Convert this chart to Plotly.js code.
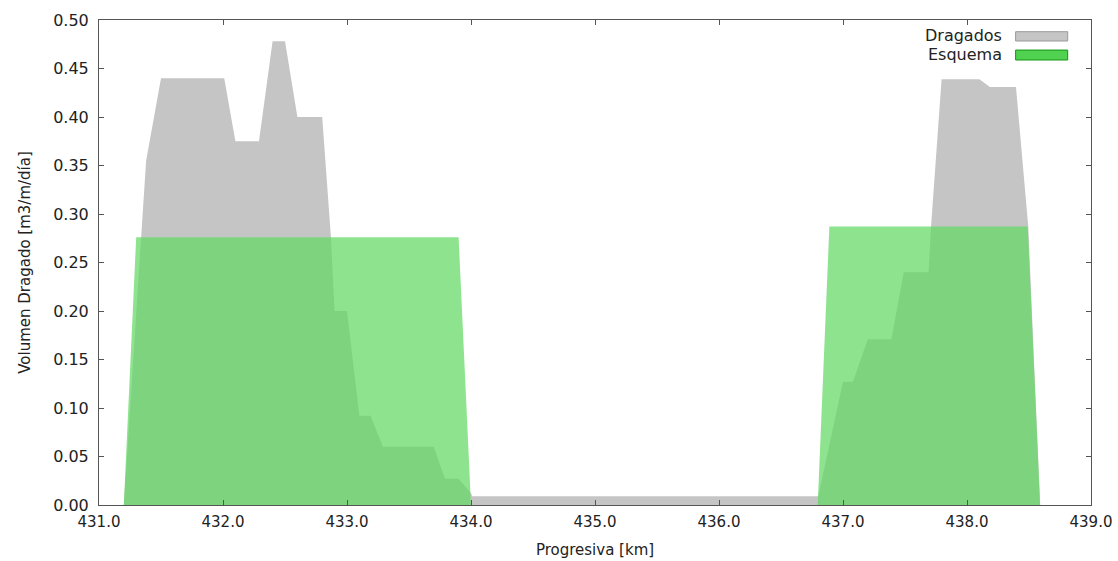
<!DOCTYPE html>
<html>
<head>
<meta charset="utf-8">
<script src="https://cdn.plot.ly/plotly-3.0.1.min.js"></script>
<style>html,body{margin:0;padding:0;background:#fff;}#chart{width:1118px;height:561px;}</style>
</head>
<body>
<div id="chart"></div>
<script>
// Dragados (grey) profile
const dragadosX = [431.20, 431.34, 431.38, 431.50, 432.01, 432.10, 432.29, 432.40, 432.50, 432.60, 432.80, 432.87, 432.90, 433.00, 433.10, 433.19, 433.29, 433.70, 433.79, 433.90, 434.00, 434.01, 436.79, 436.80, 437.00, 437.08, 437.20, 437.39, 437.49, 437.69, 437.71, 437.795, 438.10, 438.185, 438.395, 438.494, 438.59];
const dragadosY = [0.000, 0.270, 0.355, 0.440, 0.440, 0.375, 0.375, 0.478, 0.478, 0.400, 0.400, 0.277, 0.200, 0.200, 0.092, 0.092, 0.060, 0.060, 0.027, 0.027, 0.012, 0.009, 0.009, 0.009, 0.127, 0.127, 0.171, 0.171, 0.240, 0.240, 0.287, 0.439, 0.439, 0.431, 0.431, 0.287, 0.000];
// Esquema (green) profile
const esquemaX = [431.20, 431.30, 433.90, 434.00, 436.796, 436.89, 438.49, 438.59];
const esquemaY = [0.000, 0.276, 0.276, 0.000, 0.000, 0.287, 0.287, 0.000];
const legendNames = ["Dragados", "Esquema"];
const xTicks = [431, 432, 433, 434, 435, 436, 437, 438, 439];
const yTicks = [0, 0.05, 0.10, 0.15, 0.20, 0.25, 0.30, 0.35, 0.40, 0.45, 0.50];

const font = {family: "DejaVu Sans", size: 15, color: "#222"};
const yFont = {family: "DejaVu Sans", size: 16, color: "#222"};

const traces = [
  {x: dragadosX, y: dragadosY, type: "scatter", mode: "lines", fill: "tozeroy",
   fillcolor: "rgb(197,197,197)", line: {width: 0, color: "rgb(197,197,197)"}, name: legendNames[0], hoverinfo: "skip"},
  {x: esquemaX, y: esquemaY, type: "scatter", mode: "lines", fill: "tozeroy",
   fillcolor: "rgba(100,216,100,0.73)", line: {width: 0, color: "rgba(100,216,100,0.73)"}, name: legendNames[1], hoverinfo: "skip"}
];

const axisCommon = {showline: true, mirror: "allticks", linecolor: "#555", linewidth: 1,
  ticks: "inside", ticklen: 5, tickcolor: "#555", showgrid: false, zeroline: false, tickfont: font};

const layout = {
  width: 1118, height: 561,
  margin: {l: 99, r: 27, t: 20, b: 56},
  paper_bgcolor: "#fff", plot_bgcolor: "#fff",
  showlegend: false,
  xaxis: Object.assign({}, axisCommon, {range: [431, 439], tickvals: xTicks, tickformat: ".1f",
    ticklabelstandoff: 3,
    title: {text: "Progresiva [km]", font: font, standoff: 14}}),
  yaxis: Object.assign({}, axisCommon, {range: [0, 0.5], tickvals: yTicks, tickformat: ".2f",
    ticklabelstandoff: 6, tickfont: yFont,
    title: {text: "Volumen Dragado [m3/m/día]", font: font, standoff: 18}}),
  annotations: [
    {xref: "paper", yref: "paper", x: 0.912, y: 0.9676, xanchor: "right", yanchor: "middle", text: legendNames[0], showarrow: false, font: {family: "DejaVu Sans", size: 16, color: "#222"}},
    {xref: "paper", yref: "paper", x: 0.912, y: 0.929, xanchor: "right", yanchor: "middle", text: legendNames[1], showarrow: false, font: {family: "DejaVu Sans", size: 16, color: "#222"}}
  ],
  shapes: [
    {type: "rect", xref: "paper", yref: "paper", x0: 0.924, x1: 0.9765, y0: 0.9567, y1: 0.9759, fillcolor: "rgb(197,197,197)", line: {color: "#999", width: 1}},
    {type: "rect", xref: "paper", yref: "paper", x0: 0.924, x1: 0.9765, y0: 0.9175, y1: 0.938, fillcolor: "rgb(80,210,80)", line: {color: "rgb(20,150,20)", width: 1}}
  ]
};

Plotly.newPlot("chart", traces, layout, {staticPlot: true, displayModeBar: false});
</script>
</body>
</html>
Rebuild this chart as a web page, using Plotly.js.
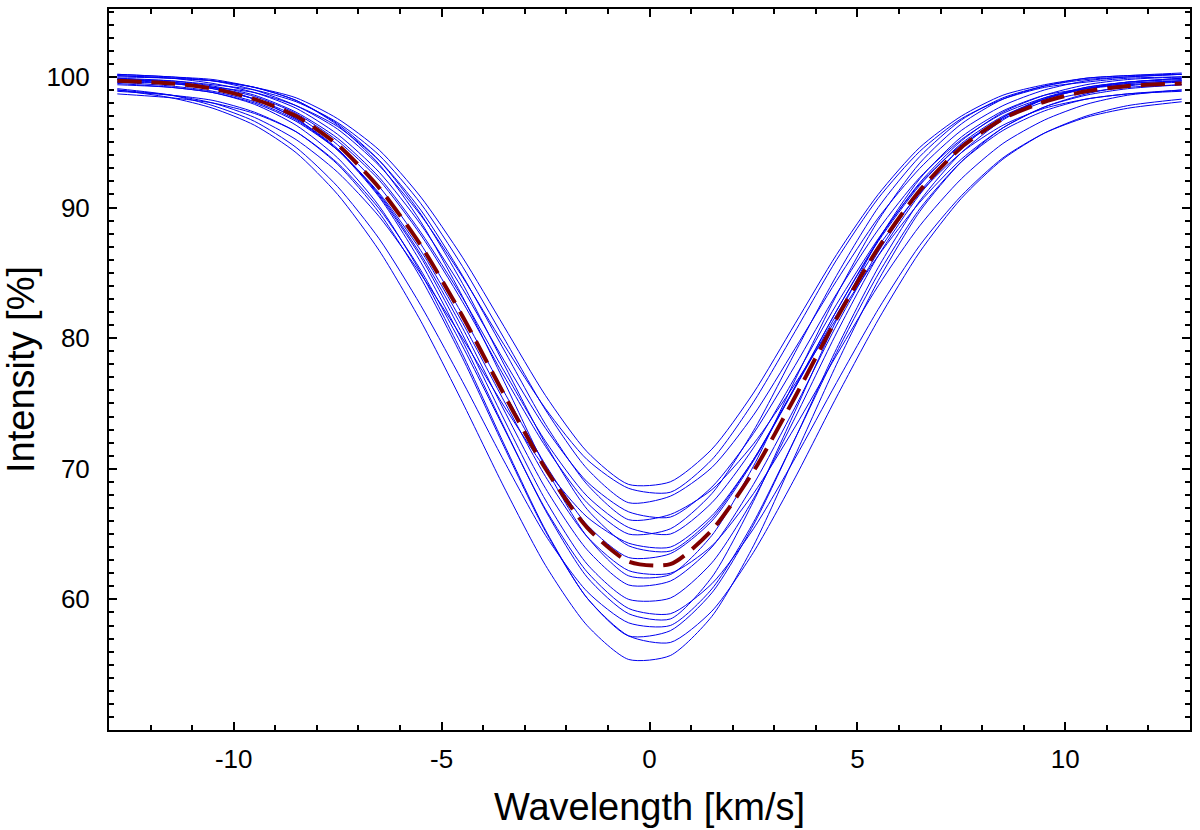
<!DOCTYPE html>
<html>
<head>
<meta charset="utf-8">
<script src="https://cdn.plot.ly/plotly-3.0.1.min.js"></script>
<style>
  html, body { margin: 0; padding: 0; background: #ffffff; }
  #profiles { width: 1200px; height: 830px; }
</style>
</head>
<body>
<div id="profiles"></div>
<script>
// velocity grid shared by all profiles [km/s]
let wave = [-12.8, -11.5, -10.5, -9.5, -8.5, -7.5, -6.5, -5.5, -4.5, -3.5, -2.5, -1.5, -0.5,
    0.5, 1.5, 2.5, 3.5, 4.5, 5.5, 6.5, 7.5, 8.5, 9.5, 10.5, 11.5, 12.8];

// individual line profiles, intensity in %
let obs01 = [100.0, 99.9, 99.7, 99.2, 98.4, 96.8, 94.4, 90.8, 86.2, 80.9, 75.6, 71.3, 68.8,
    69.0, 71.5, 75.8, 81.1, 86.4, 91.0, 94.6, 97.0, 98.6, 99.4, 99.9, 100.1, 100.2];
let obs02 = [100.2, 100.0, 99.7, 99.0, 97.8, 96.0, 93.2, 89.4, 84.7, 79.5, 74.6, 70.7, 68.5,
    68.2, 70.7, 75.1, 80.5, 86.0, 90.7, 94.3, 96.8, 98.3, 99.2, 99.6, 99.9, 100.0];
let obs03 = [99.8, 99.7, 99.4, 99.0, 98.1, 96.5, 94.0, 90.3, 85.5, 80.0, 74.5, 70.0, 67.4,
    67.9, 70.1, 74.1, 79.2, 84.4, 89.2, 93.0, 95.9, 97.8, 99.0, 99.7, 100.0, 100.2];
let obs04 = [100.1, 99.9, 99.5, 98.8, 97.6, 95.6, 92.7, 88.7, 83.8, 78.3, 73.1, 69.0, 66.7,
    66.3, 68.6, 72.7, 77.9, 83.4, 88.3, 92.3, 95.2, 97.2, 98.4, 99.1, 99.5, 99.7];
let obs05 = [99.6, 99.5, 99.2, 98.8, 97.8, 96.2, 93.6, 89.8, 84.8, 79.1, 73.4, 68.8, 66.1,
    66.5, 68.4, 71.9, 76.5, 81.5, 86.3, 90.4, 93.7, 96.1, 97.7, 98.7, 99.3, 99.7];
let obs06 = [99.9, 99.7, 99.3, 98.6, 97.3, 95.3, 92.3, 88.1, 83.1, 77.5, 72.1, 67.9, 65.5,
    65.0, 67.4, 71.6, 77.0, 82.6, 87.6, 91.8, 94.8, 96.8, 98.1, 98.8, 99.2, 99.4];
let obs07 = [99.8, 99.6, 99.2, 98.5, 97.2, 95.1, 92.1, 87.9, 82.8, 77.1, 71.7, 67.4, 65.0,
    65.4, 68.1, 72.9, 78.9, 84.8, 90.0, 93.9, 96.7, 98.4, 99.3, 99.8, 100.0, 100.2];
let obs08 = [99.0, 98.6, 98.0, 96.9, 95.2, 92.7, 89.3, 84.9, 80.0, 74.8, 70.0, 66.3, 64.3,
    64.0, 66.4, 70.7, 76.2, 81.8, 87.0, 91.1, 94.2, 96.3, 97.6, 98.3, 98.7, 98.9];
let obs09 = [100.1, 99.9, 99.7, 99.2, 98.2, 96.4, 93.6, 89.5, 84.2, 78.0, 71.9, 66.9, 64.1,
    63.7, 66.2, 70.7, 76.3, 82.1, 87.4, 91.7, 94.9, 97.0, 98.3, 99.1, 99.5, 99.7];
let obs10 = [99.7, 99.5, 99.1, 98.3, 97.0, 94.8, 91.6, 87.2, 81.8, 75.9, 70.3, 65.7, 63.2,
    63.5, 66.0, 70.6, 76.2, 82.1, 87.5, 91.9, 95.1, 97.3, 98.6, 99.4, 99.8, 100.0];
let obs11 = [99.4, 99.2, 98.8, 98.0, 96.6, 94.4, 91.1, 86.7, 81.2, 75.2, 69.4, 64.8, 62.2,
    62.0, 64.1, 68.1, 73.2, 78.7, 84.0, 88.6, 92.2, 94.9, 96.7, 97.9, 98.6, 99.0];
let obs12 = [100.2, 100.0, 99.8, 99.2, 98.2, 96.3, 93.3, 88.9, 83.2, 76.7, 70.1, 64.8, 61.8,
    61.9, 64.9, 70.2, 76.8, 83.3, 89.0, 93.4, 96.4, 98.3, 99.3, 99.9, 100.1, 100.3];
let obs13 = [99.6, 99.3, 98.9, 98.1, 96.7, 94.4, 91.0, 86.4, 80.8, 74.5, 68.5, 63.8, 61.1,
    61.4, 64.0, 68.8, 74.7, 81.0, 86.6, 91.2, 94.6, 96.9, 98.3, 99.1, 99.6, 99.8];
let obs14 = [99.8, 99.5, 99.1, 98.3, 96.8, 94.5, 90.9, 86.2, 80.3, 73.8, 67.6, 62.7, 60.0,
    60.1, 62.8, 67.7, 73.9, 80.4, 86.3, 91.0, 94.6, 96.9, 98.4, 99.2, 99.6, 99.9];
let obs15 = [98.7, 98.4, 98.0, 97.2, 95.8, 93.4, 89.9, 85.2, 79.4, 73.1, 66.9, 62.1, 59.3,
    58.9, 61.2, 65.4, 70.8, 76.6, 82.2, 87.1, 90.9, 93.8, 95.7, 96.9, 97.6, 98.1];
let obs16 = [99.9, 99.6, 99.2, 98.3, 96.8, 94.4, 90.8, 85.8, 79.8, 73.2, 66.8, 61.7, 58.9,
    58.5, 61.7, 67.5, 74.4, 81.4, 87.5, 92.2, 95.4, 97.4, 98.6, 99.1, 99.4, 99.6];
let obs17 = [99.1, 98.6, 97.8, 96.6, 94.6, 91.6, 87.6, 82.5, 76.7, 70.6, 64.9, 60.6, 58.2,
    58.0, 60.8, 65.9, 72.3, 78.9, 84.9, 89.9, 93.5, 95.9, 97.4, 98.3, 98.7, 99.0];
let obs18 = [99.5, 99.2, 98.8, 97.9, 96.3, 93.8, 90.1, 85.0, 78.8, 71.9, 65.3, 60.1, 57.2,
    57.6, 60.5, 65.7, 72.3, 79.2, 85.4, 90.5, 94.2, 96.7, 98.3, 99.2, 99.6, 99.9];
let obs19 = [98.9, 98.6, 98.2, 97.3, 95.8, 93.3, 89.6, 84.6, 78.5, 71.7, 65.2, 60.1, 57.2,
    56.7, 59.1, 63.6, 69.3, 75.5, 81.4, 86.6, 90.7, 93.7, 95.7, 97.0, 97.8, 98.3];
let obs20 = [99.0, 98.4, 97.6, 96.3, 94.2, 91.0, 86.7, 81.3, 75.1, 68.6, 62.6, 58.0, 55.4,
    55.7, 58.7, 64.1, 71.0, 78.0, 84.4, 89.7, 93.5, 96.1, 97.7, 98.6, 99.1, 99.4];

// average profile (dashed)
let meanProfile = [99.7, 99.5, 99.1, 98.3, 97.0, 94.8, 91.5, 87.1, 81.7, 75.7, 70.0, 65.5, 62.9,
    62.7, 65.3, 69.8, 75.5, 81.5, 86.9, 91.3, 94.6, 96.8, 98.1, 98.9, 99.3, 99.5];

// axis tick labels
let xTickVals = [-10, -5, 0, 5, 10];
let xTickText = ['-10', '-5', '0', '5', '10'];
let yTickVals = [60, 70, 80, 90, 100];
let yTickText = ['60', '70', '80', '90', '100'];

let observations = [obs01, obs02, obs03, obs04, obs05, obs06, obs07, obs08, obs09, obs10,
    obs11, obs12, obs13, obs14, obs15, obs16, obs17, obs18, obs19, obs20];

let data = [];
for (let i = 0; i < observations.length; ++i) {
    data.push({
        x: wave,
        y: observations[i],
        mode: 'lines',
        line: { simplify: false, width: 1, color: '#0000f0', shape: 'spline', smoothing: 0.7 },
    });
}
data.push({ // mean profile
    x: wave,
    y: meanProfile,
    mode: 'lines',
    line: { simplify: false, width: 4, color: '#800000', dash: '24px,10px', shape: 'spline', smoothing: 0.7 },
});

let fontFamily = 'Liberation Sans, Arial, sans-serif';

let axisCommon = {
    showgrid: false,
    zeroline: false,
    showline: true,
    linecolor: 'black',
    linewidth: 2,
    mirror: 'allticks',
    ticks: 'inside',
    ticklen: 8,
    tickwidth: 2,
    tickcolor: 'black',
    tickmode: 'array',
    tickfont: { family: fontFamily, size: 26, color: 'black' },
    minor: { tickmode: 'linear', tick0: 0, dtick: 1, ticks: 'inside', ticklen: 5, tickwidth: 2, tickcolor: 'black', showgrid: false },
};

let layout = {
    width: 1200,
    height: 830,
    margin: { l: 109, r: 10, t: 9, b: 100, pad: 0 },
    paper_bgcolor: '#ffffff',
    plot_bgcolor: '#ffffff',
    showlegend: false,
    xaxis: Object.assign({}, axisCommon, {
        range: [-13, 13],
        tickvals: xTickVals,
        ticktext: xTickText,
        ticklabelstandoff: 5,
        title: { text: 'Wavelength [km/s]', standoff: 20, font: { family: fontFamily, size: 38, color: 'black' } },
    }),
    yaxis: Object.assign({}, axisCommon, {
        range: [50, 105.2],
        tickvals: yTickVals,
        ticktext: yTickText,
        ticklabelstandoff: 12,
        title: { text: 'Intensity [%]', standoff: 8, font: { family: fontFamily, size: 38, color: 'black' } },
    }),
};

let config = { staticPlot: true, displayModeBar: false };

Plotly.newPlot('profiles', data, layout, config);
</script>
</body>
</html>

..............................

Please transcribe, word for word, every line from the first line of the records above through the line containing "0.40, 0.45, 0.50];", and leave out any pictures.

Convert this chart to Plotly.js code.
<!DOCTYPE html>
<html>
<head>
<meta charset="utf-8">
<script src="https://cdn.plot.ly/plotly-3.0.1.min.js"></script>
<style>html,body{margin:0;padding:0;background:#fff;}#chart{width:1118px;height:561px;}</style>
</head>
<body>
<div id="chart"></div>
<script>
// Dragados (grey) profile
const dragadosX = [431.20, 431.34, 431.38, 431.50, 432.01, 432.10, 432.29, 432.40, 432.50, 432.60, 432.80, 432.87, 432.90, 433.00, 433.10, 433.19, 433.29, 433.70, 433.79, 433.90, 434.00, 434.01, 436.79, 436.80, 437.00, 437.08, 437.20, 437.39, 437.49, 437.69, 437.71, 437.795, 438.10, 438.185, 438.395, 438.494, 438.59];
const dragadosY = [0.000, 0.270, 0.355, 0.440, 0.440, 0.375, 0.375, 0.478, 0.478, 0.400, 0.400, 0.277, 0.200, 0.200, 0.092, 0.092, 0.060, 0.060, 0.027, 0.027, 0.012, 0.009, 0.009, 0.009, 0.127, 0.127, 0.171, 0.171, 0.240, 0.240, 0.287, 0.439, 0.439, 0.431, 0.431, 0.287, 0.000];
// Esquema (green) profile
const esquemaX = [431.20, 431.30, 433.90, 434.00, 436.796, 436.89, 438.49, 438.59];
const esquemaY = [0.000, 0.276, 0.276, 0.000, 0.000, 0.287, 0.287, 0.000];
const legendNames = ["Dragados", "Esquema"];
const xTicks = [431, 432, 433, 434, 435, 436, 437, 438, 439];
const yTicks = [0, 0.05, 0.10, 0.15, 0.20, 0.25, 0.30, 0.35, 0.40, 0.45, 0.50];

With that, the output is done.